One reason for this is that the BKA has been forwarding NCMEC data to the federal states since 2020. These are suspects with German IP addresses that a US organization tracks down online. It has sent almost 140,000 leads to Germany in the past two years alone. A further 120,000 are expected in 2022. Every fourth clue leads to Germany's largest federal state: North Rhine-Westphalia. Currently, 180 reports come in every week.

30,000 clues could be behind cases like Lüdge, Bergisch Gladbach or Münster. The thought is frightening, and the exponential increase in numbers even more so. But one thing is comforting: the successes are also increasing. On Schneider's desk on the fourth floor of Völklinger Straße in Düsseldorf, there is a PKS statistic with blue bars shooting up: they show the number of child pornography investigations, which more than doubled from 2,359 to 4,776 from 2019 to 2020 (up 104%) and again last year: 11,328 cases (up 137%) were evaluated in 2021 alone.

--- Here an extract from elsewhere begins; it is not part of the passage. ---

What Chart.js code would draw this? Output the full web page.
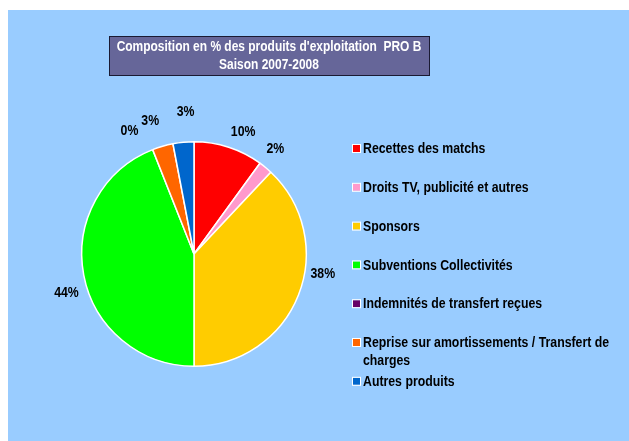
<!DOCTYPE html>
<html>
<head>
<meta charset="utf-8">
<title>Produits d'exploitation PRO B</title>
<script src="https://cdn.jsdelivr.net/npm/chart.js@4/dist/chart.umd.min.js"></script>
<style>
    html, body { margin: 0; padding: 0; background: #ffffff; }
    #wrap { position: relative; width: 629px; height: 441px; }
</style>
</head>
<body>
<div id="wrap"><canvas id="pieChart" width="629" height="441"></canvas></div>
<script>
// Composition des produits d'exploitation (en %), saison 2007-2008
const categories = [
    'Recettes des matchs',
    'Droits TV, publicité et autres',
    'Sponsors',
    'Subventions Collectivités',
    'Indemnités de transfert reçues',
    'Reprise sur amortissements / Transfert de charges',
    'Autres produits'
];
const shares = [10, 2, 38, 44, 0, 3, 3];
const sliceColors = ['#FF0000', '#FF99CC', '#FFCC00', '#00FF00', '#660066', '#FF6600', '#0066CC'];
const titleLines = ["Composition en % des produits d'exploitation  PRO B", 'Saison 2007-2008'];

// label placement around the pie: angle tweak (deg) and gap from the rim (px)
const labelNudgeDeg = [4, -2, -13, -6, -6, -2, 2];
const labelGap = [19, 21, 18, 21, 27, 28, 30];

// no narrow font available, so squeeze a regular bold face horizontally
const FONT = 'bold 15px "Liberation Sans", Arial, sans-serif';
const TITLE_FONT = 'bold 14.6px "Liberation Sans", Arial, sans-serif';
const NARROW = 0.82;

function narrowText(ctx, text, x, y) {
    ctx.save();
    ctx.translate(x, y);
    ctx.scale(NARROW, 1);
    ctx.fillText(text, 0, 0);
    ctx.restore();
}

function narrowWidth(ctx, text) {
    return ctx.measureText(text).width * NARROW;
}

// light blue plot background + framed title box
const backgroundPlugin = {
    id: 'background',
    beforeDraw(chart) {
        const ctx = chart.ctx;
        ctx.save();
        ctx.fillStyle = '#ffffff';
        ctx.fillRect(0, 0, chart.width, chart.height);
        ctx.fillStyle = '#99CCFF';
        ctx.fillRect(8, 10, chart.width - 8, chart.height - 10);

        // title box
        ctx.fillStyle = '#666699';
        ctx.fillRect(110, 37, 319, 38);
        ctx.strokeStyle = '#1a1a33';
        ctx.lineWidth = 1;
        ctx.strokeRect(109.5, 36.5, 320, 39);
        ctx.fillStyle = '#ffffff';
        ctx.font = TITLE_FONT;
        ctx.textAlign = 'center';
        ctx.textBaseline = 'middle';
        narrowText(ctx, titleLines[0], 269, 47);
        narrowText(ctx, titleLines[1], 269, 65);
        ctx.restore();
    }
};

// percentage labels outside each slice
const sliceLabelPlugin = {
    id: 'sliceLabels',
    afterDatasetsDraw(chart) {
        const ctx = chart.ctx;
        const meta = chart.getDatasetMeta(0);
        ctx.save();
        ctx.font = FONT;
        ctx.fillStyle = '#000000';
        ctx.textAlign = 'center';
        ctx.textBaseline = 'middle';
        meta.data.forEach((arc, i) => {
            const mid = (arc.startAngle + arc.endAngle) / 2 + labelNudgeDeg[i] * Math.PI / 180;
            const r = arc.outerRadius + labelGap[i];
            narrowText(ctx, shares[i] + '%', arc.x + Math.cos(mid) * r, arc.y + Math.sin(mid) * r);
        });
        ctx.restore();
    }
};

// legend on the right, long names wrapped
const legendPlugin = {
    id: 'sideLegend',
    afterDraw(chart) {
        const ctx = chart.ctx;
        const left = 353;
        const top = 149;
        const step = 38.8;
        const maxWidth = 255;
        ctx.save();
        ctx.font = FONT;
        ctx.textAlign = 'left';
        ctx.textBaseline = 'middle';
        categories.forEach((name, i) => {
            const y = top + i * step;
            ctx.fillStyle = sliceColors[i];
            ctx.fillRect(left, y - 4, 7, 7);
            ctx.strokeStyle = '#ffffff';
            ctx.lineWidth = 1;
            ctx.strokeRect(left - 0.5, y - 4.5, 8, 8);

            // simple word wrap
            const words = name.split(' ');
            const lines = [];
            let line = '';
            words.forEach(w => {
                const test = line ? line + ' ' + w : w;
                if (narrowWidth(ctx, test) > maxWidth && line) {
                    lines.push(line);
                    line = w;
                } else {
                    line = test;
                }
            });
            lines.push(line);
            ctx.fillStyle = '#000000';
            lines.forEach((l, k) => narrowText(ctx, l, left + 10, y + k * 18));
        });
        ctx.restore();
    }
};

const ctx = document.getElementById('pieChart').getContext('2d');
new Chart(ctx, {
    type: 'pie',
    data: {
        labels: categories,
        datasets: [{
            data: shares,
            backgroundColor: sliceColors,
            borderColor: '#ffffff',
            borderWidth: 1.5
        }]
    },
    options: {
        responsive: false,
        animation: false,
        events: [],
        layout: {
            padding: { left: 81, top: 141, right: 322, bottom: 74 }
        },
        plugins: {
            legend: { display: false },
            title: { display: false },
            tooltip: { enabled: false }
        }
    },
    plugins: [backgroundPlugin, sliceLabelPlugin, legendPlugin]
});
</script>
</body>
</html>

What's next? Four weeks after BAO Berg's review in Cologne, Schneider had an appointment with the Ministry of the Interior. The final report "Evaluation and investigation needs in the area of child pornography" was handed over. The state working group of the same name was founded in 2018. Successes and goals are listed on 38 pages and in eleven annexes. But much of it is already outdated. That is why there is a new working group in which police officers, public prosecutors and ministry officials from the federal and state governments are now jointly developing new standards on how to handle the masses of data in the future. For example, there is the question of whether everyone in a chat group with 1,000 people becomes a suspect because one individual has posted a child pornography photo. Or whether you always have to run a full program because a teenager has uploaded a forbidden picture to TikTok - with a house search, sniffer dog and all the trimmings. "Difficult topics. Because if we no longer turn over every stone, it also means that there will be blind spots that we have to deal with," says Schneider. The first results should be available in the fall.